[Saved entries]
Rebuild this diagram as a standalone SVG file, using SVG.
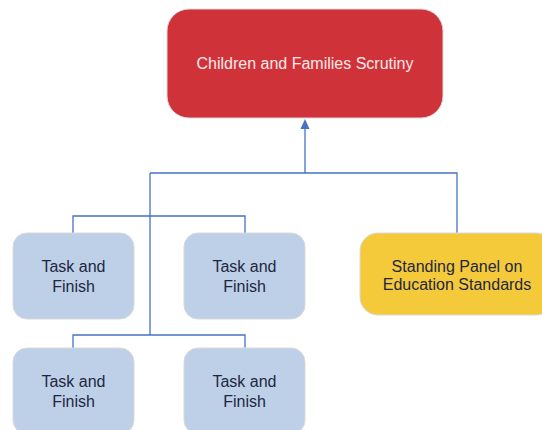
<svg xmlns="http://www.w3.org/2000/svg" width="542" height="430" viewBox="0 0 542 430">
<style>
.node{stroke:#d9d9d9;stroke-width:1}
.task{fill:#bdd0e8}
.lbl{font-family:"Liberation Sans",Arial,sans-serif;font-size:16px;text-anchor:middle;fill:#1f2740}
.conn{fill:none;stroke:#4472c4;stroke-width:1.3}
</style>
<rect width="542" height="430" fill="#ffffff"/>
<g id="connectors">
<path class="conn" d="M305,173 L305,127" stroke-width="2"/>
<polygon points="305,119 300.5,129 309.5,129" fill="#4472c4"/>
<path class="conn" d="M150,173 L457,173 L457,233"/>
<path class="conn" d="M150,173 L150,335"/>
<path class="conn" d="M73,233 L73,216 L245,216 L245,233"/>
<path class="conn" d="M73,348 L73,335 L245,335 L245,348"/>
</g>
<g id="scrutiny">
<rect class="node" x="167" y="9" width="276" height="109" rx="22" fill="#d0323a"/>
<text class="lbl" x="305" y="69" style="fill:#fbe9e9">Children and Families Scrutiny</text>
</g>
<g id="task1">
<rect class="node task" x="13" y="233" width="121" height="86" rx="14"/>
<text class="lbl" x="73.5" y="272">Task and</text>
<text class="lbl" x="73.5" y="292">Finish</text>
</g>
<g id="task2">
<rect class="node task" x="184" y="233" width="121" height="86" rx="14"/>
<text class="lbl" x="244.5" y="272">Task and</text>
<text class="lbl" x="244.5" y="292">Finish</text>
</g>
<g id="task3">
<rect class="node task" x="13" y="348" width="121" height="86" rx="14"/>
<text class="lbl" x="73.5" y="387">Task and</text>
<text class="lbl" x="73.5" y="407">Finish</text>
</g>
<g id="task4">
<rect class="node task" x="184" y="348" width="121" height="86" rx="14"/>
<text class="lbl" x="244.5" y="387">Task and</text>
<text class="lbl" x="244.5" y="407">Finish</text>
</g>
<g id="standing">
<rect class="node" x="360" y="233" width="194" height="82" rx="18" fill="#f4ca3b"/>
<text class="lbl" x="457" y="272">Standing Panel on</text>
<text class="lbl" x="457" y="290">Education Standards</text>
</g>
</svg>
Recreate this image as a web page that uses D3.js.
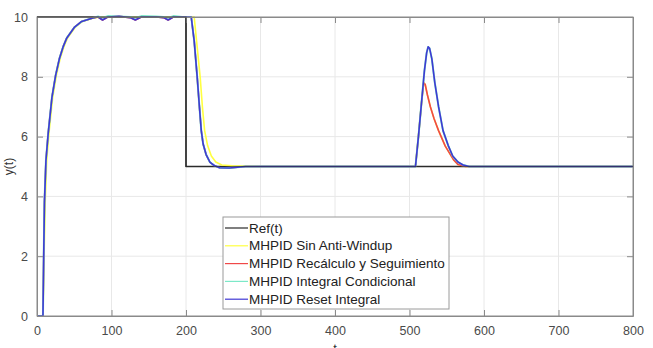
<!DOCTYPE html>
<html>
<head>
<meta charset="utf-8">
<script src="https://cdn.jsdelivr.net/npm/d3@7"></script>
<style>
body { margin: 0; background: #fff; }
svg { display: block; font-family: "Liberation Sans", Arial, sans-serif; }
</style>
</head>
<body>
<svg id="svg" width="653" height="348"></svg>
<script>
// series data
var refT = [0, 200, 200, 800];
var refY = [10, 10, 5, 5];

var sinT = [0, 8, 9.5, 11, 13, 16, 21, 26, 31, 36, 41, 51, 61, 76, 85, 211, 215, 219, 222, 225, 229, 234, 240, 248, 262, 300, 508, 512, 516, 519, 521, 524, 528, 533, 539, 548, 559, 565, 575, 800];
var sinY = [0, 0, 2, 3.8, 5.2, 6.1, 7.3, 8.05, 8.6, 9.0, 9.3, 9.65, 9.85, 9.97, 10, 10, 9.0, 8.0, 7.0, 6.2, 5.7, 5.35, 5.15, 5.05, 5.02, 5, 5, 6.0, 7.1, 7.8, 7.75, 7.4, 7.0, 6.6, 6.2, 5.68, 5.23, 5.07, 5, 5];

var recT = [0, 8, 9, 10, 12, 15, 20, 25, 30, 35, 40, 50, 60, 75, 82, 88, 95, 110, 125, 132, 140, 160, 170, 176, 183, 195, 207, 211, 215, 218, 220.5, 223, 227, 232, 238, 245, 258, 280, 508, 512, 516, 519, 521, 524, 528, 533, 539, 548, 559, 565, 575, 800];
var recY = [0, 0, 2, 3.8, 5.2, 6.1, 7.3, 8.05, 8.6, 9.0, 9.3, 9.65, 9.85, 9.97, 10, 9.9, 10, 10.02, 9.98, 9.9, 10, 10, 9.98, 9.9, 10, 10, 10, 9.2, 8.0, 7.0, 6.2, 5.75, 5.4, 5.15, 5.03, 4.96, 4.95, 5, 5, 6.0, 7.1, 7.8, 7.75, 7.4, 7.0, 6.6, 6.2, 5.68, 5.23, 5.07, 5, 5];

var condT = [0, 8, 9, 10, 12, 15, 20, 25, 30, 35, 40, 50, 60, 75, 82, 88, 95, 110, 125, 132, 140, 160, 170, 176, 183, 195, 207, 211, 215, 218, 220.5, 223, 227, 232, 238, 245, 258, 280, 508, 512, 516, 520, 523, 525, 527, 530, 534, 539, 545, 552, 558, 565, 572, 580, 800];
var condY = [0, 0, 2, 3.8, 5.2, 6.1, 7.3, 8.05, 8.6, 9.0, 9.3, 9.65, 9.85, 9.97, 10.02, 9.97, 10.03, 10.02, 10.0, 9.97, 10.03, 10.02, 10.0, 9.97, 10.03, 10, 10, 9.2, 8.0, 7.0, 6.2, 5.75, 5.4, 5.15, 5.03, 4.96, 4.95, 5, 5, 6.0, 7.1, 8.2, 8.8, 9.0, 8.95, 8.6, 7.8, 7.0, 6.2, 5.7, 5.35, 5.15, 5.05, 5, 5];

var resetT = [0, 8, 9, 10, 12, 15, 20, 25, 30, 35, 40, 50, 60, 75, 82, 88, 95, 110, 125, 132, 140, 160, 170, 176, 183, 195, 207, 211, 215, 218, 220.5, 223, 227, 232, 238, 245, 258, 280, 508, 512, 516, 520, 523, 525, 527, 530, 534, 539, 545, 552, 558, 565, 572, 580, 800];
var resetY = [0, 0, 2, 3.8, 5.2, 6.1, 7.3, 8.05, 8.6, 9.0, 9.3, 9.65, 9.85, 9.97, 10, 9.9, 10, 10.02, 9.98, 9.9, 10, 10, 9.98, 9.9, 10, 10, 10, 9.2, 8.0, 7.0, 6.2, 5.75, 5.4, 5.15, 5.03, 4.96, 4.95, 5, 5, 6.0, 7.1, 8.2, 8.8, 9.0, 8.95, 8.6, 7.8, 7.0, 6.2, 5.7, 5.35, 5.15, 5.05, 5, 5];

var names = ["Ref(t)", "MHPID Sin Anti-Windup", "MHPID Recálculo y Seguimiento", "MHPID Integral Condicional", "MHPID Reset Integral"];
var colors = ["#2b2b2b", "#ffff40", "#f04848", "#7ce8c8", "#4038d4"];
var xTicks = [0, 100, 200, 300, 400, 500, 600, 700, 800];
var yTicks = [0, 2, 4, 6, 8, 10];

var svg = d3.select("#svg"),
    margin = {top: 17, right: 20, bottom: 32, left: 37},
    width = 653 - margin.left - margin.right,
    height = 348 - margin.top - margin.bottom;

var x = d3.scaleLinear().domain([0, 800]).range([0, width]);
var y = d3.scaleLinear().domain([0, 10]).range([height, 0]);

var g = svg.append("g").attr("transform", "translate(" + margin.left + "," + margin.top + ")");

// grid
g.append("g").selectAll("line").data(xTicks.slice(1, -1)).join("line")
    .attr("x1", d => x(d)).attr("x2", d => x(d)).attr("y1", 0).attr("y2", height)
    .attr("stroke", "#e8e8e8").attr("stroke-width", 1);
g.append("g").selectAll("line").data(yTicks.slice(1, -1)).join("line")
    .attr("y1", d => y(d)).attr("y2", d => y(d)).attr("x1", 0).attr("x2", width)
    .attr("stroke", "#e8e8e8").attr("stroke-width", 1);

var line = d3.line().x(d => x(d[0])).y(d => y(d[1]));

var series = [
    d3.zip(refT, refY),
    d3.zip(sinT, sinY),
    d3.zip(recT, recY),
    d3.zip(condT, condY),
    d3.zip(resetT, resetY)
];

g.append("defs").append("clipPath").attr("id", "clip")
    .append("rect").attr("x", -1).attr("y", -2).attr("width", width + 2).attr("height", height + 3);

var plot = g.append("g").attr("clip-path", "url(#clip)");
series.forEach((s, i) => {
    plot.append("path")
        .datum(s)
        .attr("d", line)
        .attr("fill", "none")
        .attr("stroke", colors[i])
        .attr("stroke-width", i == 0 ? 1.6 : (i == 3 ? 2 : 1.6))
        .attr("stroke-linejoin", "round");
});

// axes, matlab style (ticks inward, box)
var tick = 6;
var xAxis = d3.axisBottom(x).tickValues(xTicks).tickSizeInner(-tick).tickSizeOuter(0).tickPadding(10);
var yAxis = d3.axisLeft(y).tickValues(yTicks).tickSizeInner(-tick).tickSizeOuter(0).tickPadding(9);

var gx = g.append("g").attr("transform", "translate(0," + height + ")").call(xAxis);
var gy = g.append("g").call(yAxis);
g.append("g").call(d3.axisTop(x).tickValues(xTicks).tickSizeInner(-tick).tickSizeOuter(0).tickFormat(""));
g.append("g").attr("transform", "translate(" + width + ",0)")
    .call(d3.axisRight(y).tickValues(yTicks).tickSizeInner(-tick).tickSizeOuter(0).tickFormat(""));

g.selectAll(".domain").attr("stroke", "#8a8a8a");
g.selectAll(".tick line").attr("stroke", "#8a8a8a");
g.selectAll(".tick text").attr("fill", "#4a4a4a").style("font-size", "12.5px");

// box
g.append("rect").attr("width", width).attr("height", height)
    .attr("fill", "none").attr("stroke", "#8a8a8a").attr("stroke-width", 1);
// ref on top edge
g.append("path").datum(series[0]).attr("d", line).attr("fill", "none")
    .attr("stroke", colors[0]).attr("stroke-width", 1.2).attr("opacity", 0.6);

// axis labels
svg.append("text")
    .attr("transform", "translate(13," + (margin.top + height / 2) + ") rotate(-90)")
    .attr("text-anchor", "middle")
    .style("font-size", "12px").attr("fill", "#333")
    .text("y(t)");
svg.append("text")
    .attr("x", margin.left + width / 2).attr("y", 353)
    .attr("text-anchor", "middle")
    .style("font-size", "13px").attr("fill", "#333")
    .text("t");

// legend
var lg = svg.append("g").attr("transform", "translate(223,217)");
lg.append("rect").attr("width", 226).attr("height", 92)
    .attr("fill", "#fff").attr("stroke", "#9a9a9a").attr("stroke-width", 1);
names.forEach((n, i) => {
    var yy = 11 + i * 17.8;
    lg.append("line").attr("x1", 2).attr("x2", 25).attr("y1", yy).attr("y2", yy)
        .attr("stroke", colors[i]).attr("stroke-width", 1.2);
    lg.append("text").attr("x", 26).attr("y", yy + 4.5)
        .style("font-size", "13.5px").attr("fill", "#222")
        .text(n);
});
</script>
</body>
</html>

...

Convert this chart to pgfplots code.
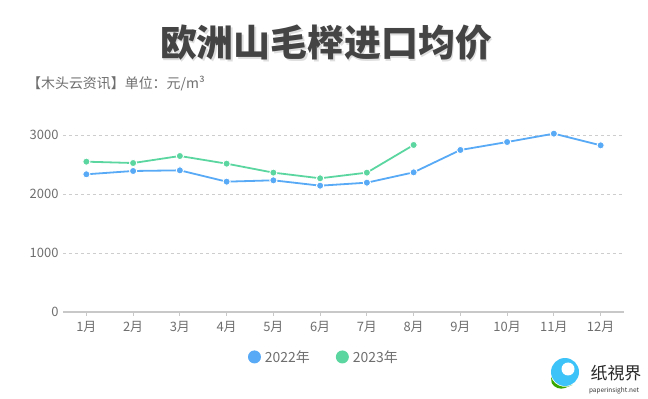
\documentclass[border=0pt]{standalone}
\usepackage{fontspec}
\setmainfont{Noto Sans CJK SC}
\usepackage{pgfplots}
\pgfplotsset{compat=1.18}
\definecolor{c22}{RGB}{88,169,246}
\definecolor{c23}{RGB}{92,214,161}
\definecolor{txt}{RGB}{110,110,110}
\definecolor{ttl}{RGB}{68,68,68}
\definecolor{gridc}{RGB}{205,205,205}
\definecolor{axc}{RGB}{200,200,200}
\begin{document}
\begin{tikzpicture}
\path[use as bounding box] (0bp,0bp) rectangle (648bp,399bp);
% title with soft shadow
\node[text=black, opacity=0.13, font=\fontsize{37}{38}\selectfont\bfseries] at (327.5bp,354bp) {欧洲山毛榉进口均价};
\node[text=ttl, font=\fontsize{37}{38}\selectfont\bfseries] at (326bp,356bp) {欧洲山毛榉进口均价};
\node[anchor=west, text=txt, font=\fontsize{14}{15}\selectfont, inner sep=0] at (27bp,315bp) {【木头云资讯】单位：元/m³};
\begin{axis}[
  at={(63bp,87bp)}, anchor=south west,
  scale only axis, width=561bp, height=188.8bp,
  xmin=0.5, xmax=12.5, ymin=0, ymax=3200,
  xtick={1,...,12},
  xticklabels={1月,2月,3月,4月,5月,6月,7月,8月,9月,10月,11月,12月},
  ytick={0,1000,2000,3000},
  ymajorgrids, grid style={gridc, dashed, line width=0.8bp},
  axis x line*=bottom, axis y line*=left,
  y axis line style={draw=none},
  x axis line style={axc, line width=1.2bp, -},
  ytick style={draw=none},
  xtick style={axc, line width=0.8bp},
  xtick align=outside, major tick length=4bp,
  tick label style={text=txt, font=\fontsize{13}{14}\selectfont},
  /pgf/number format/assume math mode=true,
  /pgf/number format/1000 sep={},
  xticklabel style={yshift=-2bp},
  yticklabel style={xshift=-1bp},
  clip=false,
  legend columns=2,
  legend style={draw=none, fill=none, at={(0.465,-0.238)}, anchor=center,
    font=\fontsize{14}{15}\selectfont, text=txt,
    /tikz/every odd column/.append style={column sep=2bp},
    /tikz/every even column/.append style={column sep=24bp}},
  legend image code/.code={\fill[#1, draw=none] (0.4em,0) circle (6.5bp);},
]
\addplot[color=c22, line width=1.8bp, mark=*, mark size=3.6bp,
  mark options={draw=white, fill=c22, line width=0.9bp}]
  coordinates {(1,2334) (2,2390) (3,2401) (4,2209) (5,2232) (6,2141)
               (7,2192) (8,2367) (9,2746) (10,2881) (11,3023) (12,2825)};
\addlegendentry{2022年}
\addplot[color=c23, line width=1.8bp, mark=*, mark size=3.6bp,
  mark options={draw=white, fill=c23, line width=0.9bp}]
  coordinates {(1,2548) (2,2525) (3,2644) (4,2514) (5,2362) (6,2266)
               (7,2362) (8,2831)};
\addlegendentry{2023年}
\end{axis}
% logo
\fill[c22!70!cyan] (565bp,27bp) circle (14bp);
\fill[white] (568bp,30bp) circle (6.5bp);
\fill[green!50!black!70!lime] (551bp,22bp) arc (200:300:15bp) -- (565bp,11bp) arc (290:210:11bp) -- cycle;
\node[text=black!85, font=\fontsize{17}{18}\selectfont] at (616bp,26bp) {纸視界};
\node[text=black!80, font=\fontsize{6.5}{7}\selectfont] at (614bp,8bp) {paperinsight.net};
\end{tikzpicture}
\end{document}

* * *

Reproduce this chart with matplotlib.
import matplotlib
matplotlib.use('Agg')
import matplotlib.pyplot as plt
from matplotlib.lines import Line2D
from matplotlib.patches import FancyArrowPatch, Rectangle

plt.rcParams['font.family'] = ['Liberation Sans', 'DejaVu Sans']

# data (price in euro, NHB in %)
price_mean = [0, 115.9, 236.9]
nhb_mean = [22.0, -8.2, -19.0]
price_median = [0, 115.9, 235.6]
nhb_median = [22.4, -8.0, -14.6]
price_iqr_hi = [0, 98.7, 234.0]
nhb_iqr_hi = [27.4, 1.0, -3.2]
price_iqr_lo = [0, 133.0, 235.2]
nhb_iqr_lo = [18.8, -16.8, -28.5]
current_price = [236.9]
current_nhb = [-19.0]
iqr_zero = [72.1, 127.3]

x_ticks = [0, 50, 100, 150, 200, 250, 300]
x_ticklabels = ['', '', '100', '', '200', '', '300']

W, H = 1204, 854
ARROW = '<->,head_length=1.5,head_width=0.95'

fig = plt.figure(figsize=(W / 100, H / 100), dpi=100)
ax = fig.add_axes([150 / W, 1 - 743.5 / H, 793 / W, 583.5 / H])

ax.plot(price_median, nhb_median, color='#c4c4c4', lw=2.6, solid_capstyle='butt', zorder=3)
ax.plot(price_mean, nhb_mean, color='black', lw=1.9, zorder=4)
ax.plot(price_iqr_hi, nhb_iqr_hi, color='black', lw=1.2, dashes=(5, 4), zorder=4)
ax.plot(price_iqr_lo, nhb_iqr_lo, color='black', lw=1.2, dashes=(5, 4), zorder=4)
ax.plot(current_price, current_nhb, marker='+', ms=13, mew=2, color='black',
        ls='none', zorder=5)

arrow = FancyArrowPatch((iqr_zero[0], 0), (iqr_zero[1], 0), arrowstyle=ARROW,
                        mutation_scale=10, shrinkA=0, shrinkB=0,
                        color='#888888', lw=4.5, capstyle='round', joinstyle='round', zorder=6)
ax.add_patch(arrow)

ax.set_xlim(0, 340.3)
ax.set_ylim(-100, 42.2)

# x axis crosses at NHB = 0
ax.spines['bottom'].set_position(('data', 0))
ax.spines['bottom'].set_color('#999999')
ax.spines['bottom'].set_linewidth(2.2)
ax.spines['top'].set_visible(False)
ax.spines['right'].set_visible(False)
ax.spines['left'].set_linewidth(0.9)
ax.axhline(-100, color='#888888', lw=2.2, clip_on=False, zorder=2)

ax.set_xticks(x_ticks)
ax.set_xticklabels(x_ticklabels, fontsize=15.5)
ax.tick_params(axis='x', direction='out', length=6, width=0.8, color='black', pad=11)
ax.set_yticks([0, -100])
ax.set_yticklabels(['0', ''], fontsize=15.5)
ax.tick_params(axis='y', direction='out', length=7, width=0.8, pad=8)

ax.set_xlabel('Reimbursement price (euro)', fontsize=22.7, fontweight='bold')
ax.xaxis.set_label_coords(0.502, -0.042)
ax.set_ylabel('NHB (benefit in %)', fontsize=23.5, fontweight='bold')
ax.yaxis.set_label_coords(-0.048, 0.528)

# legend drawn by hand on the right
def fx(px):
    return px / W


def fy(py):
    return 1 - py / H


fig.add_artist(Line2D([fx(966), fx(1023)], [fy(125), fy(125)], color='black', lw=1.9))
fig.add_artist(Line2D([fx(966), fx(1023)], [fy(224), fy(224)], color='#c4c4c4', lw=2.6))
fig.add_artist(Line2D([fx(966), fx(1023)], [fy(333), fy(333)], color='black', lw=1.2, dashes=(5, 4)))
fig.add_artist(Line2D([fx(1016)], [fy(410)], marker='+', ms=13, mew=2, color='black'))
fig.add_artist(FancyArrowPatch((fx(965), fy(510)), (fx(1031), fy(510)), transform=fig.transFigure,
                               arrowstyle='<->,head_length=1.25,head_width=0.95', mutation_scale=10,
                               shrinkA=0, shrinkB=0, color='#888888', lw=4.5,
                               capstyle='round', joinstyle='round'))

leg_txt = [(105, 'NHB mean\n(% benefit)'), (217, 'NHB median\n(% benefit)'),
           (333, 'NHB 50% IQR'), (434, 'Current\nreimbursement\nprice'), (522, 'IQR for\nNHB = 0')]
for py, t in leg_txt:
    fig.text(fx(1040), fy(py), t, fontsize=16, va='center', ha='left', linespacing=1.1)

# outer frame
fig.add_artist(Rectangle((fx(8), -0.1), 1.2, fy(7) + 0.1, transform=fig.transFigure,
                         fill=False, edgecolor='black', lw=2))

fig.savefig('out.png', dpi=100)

[WHAT IS ASKED] Among the records above, extract exactly the lines from the line with "Reproduce this chart with matplotlib." to the line with "iqr_zero = [72.1, 127.3]", both lines included, and leave out the rest.

[THE RESPONSE]
Reproduce this chart with matplotlib.
import matplotlib
matplotlib.use('Agg')
import matplotlib.pyplot as plt
from matplotlib.lines import Line2D
from matplotlib.patches import FancyArrowPatch, Rectangle

plt.rcParams['font.family'] = ['Liberation Sans', 'DejaVu Sans']

# data (price in euro, NHB in %)
price_mean = [0, 115.9, 236.9]
nhb_mean = [22.0, -8.2, -19.0]
price_median = [0, 115.9, 235.6]
nhb_median = [22.4, -8.0, -14.6]
price_iqr_hi = [0, 98.7, 234.0]
nhb_iqr_hi = [27.4, 1.0, -3.2]
price_iqr_lo = [0, 133.0, 235.2]
nhb_iqr_lo = [18.8, -16.8, -28.5]
current_price = [236.9]
current_nhb = [-19.0]
iqr_zero = [72.1, 127.3]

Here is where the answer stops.